The real moral should be along the lines of:

"Traditions should be given the benefit of the doubt first. Assume that your ancestors passed on these cultural treasures as wisdom that we might avoid dangers and reap benefits. However, not being monkeys, we should ask Why does the tradition exists? If the circumstances of the situation have changed (eg. all the scientists are dead) THEN decide whether the tradition still has value."

This is relevant to pilgrims of all stripes in that it helps us to distinguish, evaluate and respond to both Catholic Traditions and Catholic traditions. Concerning the Traditions, none of the circumstances when the received Wisdom was first given have changed; the big ones being Jesus hasn't returned and His Church is still standing, therefor everything received from Him still stands as is. The Traditions that do allow for scrutiny and logical testing have all held up immaculately (Catholic pun intended).

That being said, there are some Traditions that are there "because God said so" borne of His revelation alone that cannot be tested as to the "why?" (male only ordination would be an example); we can extract some little 't' traditional reasons (eg. Male priests accurately represent the masculinity of Father & Son, specifically the Incarnate Christ), but ultimately the reasons are going to be because Jesus only appointed male apostles when he could have appointed females (guy wasn't exactly afraid of bucking little 't' traditions, himself) and the early Church didn't ordinate women.
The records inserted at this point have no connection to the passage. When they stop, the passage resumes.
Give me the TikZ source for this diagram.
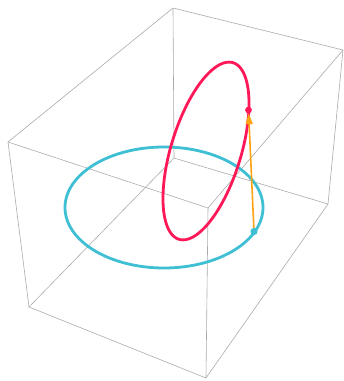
\documentclass[tikz,border=0pt]{standalone}
\usepackage{xcolor}
\usepackage{tikz}
\usetikzlibrary{
  arrows.meta,
  calc
}
\definecolor{boxgrey}{HTML}{ABABAB}
\definecolor{ringcyan}{HTML}{3EBFD3}
\definecolor{loopred}{HTML}{FF1858}
\definecolor{vecorange}{HTML}{FFA312}
\tikzset{
  boxedge/.style={
    draw=boxgrey, line width=0.6pt
  },
  ringline/.style={
    draw=#1, line width=2.8pt
  },
  pointdot/.style={
    fill=#1, draw=none
  },
  vecarrow/.style={
    -{Triangle[length=11pt,width=7pt]}, line width=1.6pt, color=vecorange,
    shorten >=3.2pt, shorten <=1pt
  },
}

\begin{document}
\begin{tikzpicture}[x=1pt, y=-1pt]
  \useasboundingbox (0,0) rectangle (344,381);

  % box corners, top face then bottom face
  \coordinate (tb) at (173,8);
  \coordinate (tr) at (343,50);
  \coordinate (tf) at (208,208);
  \coordinate (tl) at (8,142);
  \coordinate (bb) at (174,158);
  \coordinate (br) at (328,204);
  \coordinate (bf) at (206,378);
  \coordinate (bl) at (29,307);

  \draw[boxedge] (tb) -- (tr) -- (tf) -- (tl) -- cycle;
  \draw[boxedge] (bb) -- (br) -- (bf) -- (bl) -- cycle;
  \foreach \c in {b,r,f,l}
    \draw[boxedge] (t\c) -- (b\c);

  % horizontal ring and tilted loop
  \coordinate (ringc) at (164,207.5);
  \coordinate (loopc) at (206,151);
  \draw[ringline=ringcyan] (ringc) ellipse (99 and 60.5);
  \draw[ringline=loopred] plot[domain=0:360, samples=120, smooth cycle, variable=\t]
    ({206+27*cos(\t)+33.5*sin(\t)}, {151-88.3*cos(\t)+10.2*sin(\t)});

  \coordinate (pcyan) at (254,231.5);
  \coordinate (pred) at (248.5,110);
  \draw[vecarrow] (pcyan) -- (pred);
  \fill[pointdot=ringcyan] (pcyan) circle (3.6);
  \fill[pointdot=loopred] (pred) circle (3.4);
\end{tikzpicture}
\end{document}
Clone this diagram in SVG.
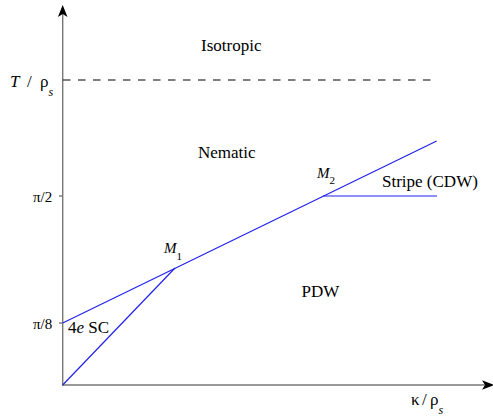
<svg xmlns="http://www.w3.org/2000/svg" width="493" height="419" viewBox="0 0 493 419" font-family="'Liberation Serif', 'DejaVu Serif', 'Times New Roman', serif">
<style>
text{font-family:'Liberation Serif','DejaVu Serif','Times New Roman',serif;fill:#000}
.lbl{font-size:17px}
.tick{font-size:15px}
.it{font-style:italic}
.axis{stroke:#777;stroke-width:1.4;fill:none}
.blue{stroke:#2222ee;stroke-width:1.2;fill:none}
.arr{fill:#000}
</style>
<rect width="493" height="419" fill="#fff"/>
<g id="connectors">
<line class="axis" x1="62.7" y1="386" x2="62.7" y2="12"/>
<path class="arr" d="M62.7 5 L67.5 17 L62.7 14 L57.9 17 Z"/>
<line class="axis" x1="62" y1="385" x2="488" y2="385"/>
<path class="arr" d="M494 385 L482 380.2 L485 385 L482 389.8 Z"/>
<line class="axis" x1="59" y1="196" x2="63" y2="196"/>
<line class="axis" x1="59" y1="323" x2="63" y2="323"/>
<line x1="63" y1="80" x2="431" y2="80" stroke="#000" stroke-width="1.2" stroke-dasharray="7.5,7.5"/>
<polyline class="blue" points="62.7,323 436.7,141"/>
<polyline class="blue" points="62.7,385 175,268"/>
<polyline class="blue" points="323,196 437,196"/>
</g>
<g id="axis-labels">
<text class="lbl" y="87"><tspan x="10" class="it">T</tspan><tspan x="27">/</tspan><tspan x="40">ρ</tspan><tspan class="it" font-size="12" dy="9">s</tspan></text>
<text class="lbl" y="405"><tspan x="411">κ</tspan><tspan x="422">/</tspan><tspan x="430">ρ</tspan><tspan class="it" font-size="12" dy="9">s</tspan></text>
<text class="tick" x="33" y="201.5">π/2</text>
<text class="tick" x="33" y="328.5">π/8</text>
</g>
<g id="isotropic"><text class="lbl" x="201" y="51">Isotropic</text></g>
<g id="nematic"><text class="lbl" x="198" y="158">Nematic</text></g>
<g id="pdw"><text class="lbl" x="301.5" y="297">PDW</text></g>
<g id="sc4e"><text class="lbl" x="68" y="333">4<tspan class="it">e</tspan> SC</text></g>
<g id="stripe"><text class="lbl" x="382" y="187">Stripe (CDW)</text></g>
<g id="m1"><text x="164" y="252.5" font-size="15"><tspan class="it">M</tspan><tspan font-size="11" dy="7.5">1</tspan></text></g>
<g id="m2"><text x="317" y="177.5" font-size="15"><tspan class="it">M</tspan><tspan font-size="11" dy="6">2</tspan></text></g>
</svg>
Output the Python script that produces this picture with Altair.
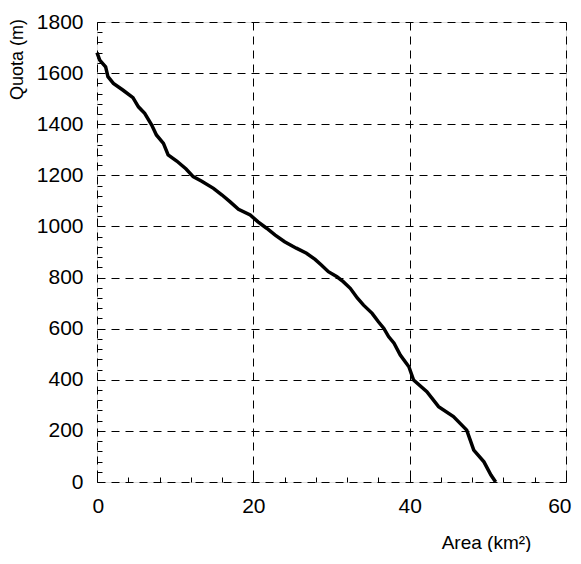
import altair as alt
import pandas as pd

area_km2 = [0.0, 0.35, 1.1, 1.4, 2.1, 3.3, 4.6, 5.3, 6.1, 7.0, 7.6, 8.5, 9.1, 10.2,
            11.4, 12.3, 13.4, 14.9, 16.0, 17.0, 18.1, 19.6, 20.6, 21.7, 22.8, 24.0,
            25.5, 26.8, 27.9, 28.7, 29.6, 30.7, 31.5, 32.4, 33.3, 34.1, 35.2, 36.0,
            36.7, 37.3, 38.0, 38.8, 39.9, 40.5, 42.2, 43.7, 45.6, 47.3, 48.2, 49.5,
            50.4, 51.0]
quota_m = [1680, 1651, 1625, 1586, 1560, 1534, 1504, 1468, 1443, 1397, 1358, 1325,
           1280, 1256, 1225, 1195, 1177, 1149, 1123, 1097, 1067, 1045, 1018, 993, 966,
           940, 915, 895, 871, 849, 823, 803, 784, 758, 720, 692, 660, 627, 601, 569,
           543, 497, 451, 399, 353, 295, 256, 203, 125, 79, 27, 0]

x_major = [0, 20, 40, 60]
y_major = [0, 200, 400, 600, 800, 1000, 1200, 1400, 1600, 1800]
x_minor = [0, 4, 8, 12, 16, 20, 24, 28, 32, 36, 40, 44, 48, 52, 56, 60]
y_minor = [0, 40, 80, 120, 160, 200, 240, 280, 320, 360, 400, 440, 480, 520, 560,
           600, 640, 680, 720, 760, 800, 840, 880, 920, 960, 1000, 1040, 1080, 1120,
           1160, 1200, 1240, 1280, 1320, 1360, 1400, 1440, 1480, 1520, 1560, 1600,
           1640, 1680, 1720, 1760, 1800]

df = pd.DataFrame({"area": area_km2, "quota": quota_m})

W, H = 469, 460
FONT = "Liberation Sans"

xscale = alt.Scale(domain=[0, 60], nice=False, zero=False)
yscale = alt.Scale(domain=[0, 1800], nice=False, zero=False)

main = alt.Chart(df).mark_line(color="black", strokeWidth=3.5).encode(
    x=alt.X("area:Q", scale=xscale,
            axis=alt.Axis(values=x_major, title="Area (km²)", ticks=False, domain=False,
                          grid=True, gridDash=[8, 6], gridColor="black", gridWidth=1,
                          gridOpacity=1, labelFontSize=21, labelPadding=13,
                          labelColor="black", labelFont=FONT, labelFlush=True,
                          labelFlushOffset=5,
                          titleFont=FONT, titleFontSize=19, titleFontWeight="normal",
                          titleColor="black", titleX=389, titleY=66,
                          titleAlign="center", titleBaseline="alphabetic",
                          format="d")),
    y=alt.Y("quota:Q", scale=yscale,
            axis=alt.Axis(values=y_major, title="Quota (m)", ticks=False, domain=False,
                          grid=True, gridDash=[8, 6], gridColor="black", gridWidth=1,
                          gridOpacity=1, labelFontSize=21, labelPadding=14,
                          labelColor="black", labelFont=FONT, labelFlush=False,
                          titleFont=FONT, titleFontSize=18, titleFontWeight="normal",
                          titleColor="black", titleAngle=-90, titleX=-75, titleY=37,
                          titleAlign="center", titleBaseline="alphabetic",
                          format="d")),
    order="area:Q",
)

ticks = alt.Chart(df).mark_point(opacity=0).encode(
    x=alt.X("area:Q", scale=xscale,
            axis=alt.Axis(orient="top", offset=-H, values=x_minor, labels=False,
                          title=None, domain=False, grid=False, ticks=True,
                          tickSize=5, tickColor="black", tickWidth=1)),
    y=alt.Y("quota:Q", scale=yscale,
            axis=alt.Axis(orient="right", offset=-W, values=y_minor, labels=False,
                          title=None, domain=False, grid=False, ticks=True,
                          tickSize=5, tickColor="black", tickWidth=1)),
)

chart = alt.layer(main, ticks).resolve_axis(x="independent", y="independent").properties(
    width=W, height=H,
    autosize=alt.AutoSizeParams(type="none"),
    padding={"left": 89, "top": 14, "right": 7, "bottom": 70},
).configure_view(stroke="black", strokeWidth=2).configure(background="white")

chart.save("out.html", embed_options={"renderer": "svg", "actions": False})
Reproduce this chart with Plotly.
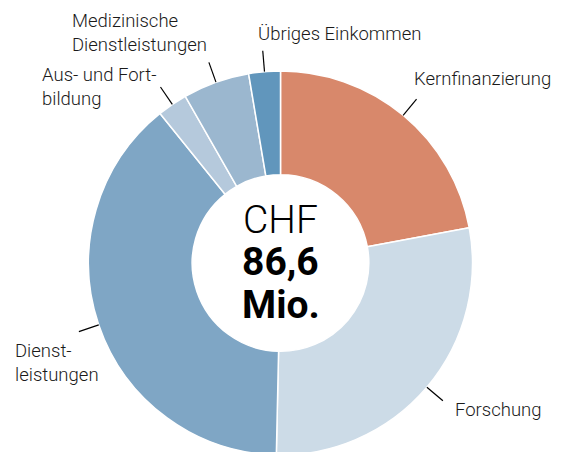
import math
import plotly.graph_objects as go

# Einnahmen in Mio. CHF (aus der Grafik geschätzt), Uhrzeigersinn ab 12 Uhr
labels = ["Kernfinanzierung", "Forschung", "Dienstleistungen",
          "Aus- und Fortbildung", "Medizinische Dienstleistungen", "Übriges Einkommen"]
label_text = ["Kernfinanzierung", "Forschung", "Dienst-<br>leistungen",
              "Aus- und Fort-<br>bildung", "Medizinische<br>Dienstleistungen", "Übriges Einkommen"]
values = [19.1, 24.5, 33.65, 2.2, 4.85, 2.3]
colors = ["#D8886B", "#CCDBE7", "#7FA6C5", "#B5C9DC", "#9BB7CF", "#6196BC"]
total_text = ["CHF", "86,6", "Mio."]

W, H = 569, 452
PAD = 8                       # Standard-Rand des <body> im Browser
R = 192                       # Radius in px
CX, CY = 280.5 - PAD, 263 - PAD   # Mittelpunkt in px (von oben, Figurkoordinaten)

fig = go.Figure()
fig.add_trace(go.Pie(
    labels=labels, values=values, sort=False, direction="clockwise", rotation=0,
    hole=0.46, textinfo="none", hoverinfo="label+value",
    marker=dict(colors=colors, line=dict(color="white", width=1.5)),
    domain=dict(x=[(CX - R) / W, (CX + R) / W], y=[1 - (CY + R) / H, 1 - (CY - R) / H]),
    showlegend=False,
))

def to_paper(px, py):
    return px / W, 1 - py / H

# Beschriftung: Anker relativ zum Ende der Hinweislinie
label_style = [
    dict(xanchor="left", yanchor="bottom", xshift=-5, yshift=7),
    dict(xanchor="left", yanchor="middle", xshift=10, yshift=-9),
    dict(xanchor="right", yanchor="top", xshift=22, yshift=-6),
    dict(xanchor="right", yanchor="middle", xshift=-2, yshift=0),
    dict(xanchor="right", yanchor="bottom", xshift=0, yshift=4),
    dict(xanchor="left", yanchor="bottom", xshift=-7, yshift=4),
]

total = sum(values)
cum = 0
for v, txt, st in zip(values, label_text, label_style):
    mid = (cum + v / 2) / total * 2 * math.pi
    cum += v
    x0, y0 = to_paper(CX + R * math.sin(mid), CY - R * math.cos(mid))
    x1, y1 = to_paper(CX + (R + 21) * math.sin(mid), CY - (R + 21) * math.cos(mid))
    fig.add_shape(type="line", xref="paper", yref="paper", x0=x0, y0=y0, x1=x1, y1=y1,
                  line=dict(color="black", width=1.2))
    fig.add_annotation(x=x1, y=y1, xref="paper", yref="paper", text=txt, showarrow=False,
                       align="left", font=dict(size=18.5, color="#1a1a1a", weight=300), **st)

# Summe in der Mitte
center_y = [220 - PAD, 262 - PAD, 305 - PAD]
center_w = [300, 700, 700]
for txt, py, wgt in zip(total_text, center_y, center_w):
    fig.add_annotation(x=CX / W, y=1 - py / H, xref="paper", yref="paper", text=txt,
                       showarrow=False, xanchor="center", yanchor="middle",
                       font=dict(size=39, color="black", weight=wgt))

fig.update_layout(
    width=W, height=H,
    margin=dict(l=0, r=0, t=0, b=0),
    paper_bgcolor="white", plot_bgcolor="white",
    font=dict(family="Roboto", color="#1a1a1a"),
)

fig.write_html("out.html")
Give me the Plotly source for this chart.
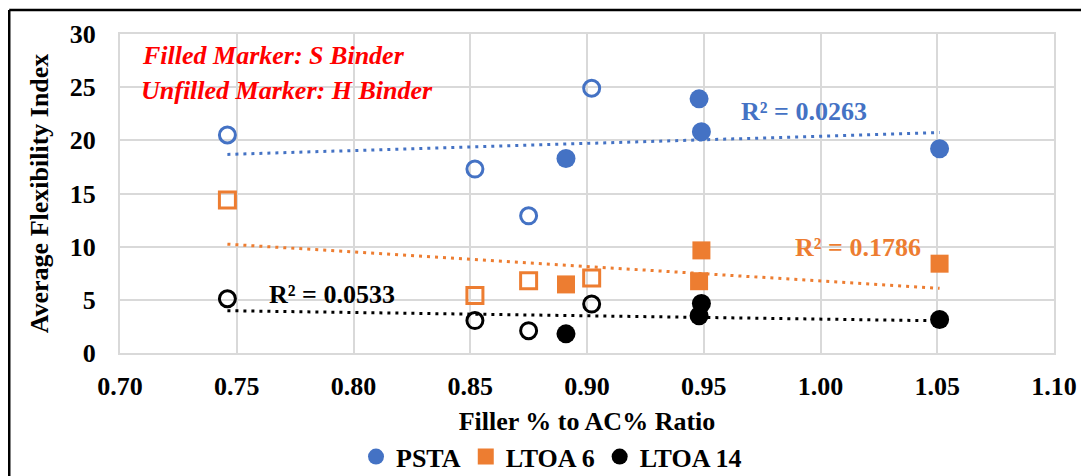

The condition of His revelation hasn't changed—and God doesn't change his mind—so the Church, like the wise monkeys, will assume there is Wisdom in what has been received until we hear otherwise.

But little 't' traditions do bear scrutiny, evaluation, and discernment. For some of these it is good that we have, and will continue to alter or eliminate them as cultural and historical conditions change. However, even a tradition that arose out of circumstantial conditions does not necessarily lose all value if those circumstances have changed. Traditions big and little "t" have value in that they connect us with our history especially when its a living history like the Church's. Matthew Newsome has made a great argument along these lines for the continued use of historical liturgical languages according the differing rites (Roman = Latin, Byzantine = Greek, etc) for example.

Ultimately, be wary of eliminating or altering 'T'raditions just because they are "old" and be wary of accepting traditions just because they are 't'raditions. Regardless, the tradition will always have a reason, frequently one with still pertinent wisdom, and should be given the benefit of the doubt. Test the Spirits, St Paul tells us, and when it comes to received traditions of the Lord's Church, you'll find they test true.